Это расстройство, которое внесли во внутренний мир человека искусство и ученость, стало благодаря новому духу правления полным и всеобщим. Конечно, нельзя было ожидать, что простота организации первых республик переживет простоту их нравов и отношений, однако, вместо того чтобы подняться до более высокой органической жизни, она ниспала до простого и грубого механизма. Природа полипов, свойственная греческим государствам, где каждый индивид наслаждался независимою жизнью, а когда наступала необходимость, мог сливаться с целым, теперь уступила место искусному часовому механизму, в котором из соединения бесконечно многих, но безжизненных частей возникает в целом механическая жизнь. Теперь оказались разобщенными государство и церковь, законы и нравы; наслаждение отделилось от работы, средство – от цели, усилие – от награды.
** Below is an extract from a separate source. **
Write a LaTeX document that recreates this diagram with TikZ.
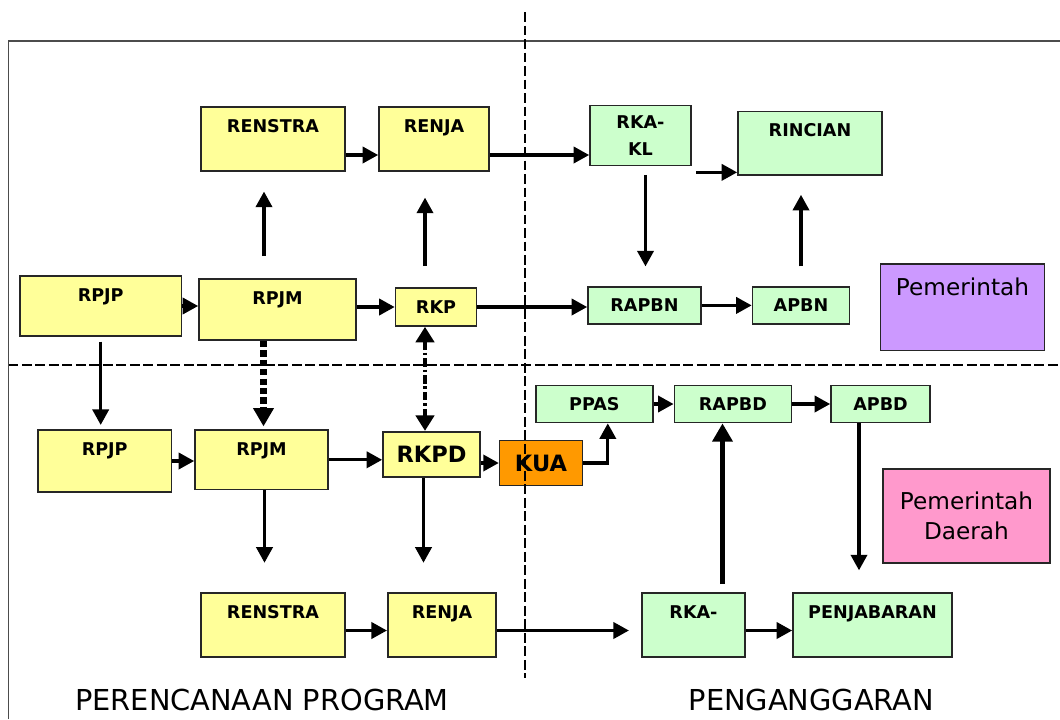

Вечно прикованный к отдельному малому обломку целого, человек сам становится обломком; слыша вечно однообразный шум колеса, которое он приводит в движение, человек не способен развить гармонию своего существа, и, вместо того чтобы выразить человечность своей природы, он становится лишь отпечатком своего занятия, своей науки. Однако и это скудное, отрывочное участие отдельных частей в целом не зависит от форм, которые они создают сами (ибо как можно доверить их свободе такой искусный и хрупкий механизм?), а предписывается им с мелочной строгостью формуляром, которым связывается их свободное разумение. Мертвая буква замещает живой рассудок, и развитая память служит лучшим руководителем, чем гений и чувство.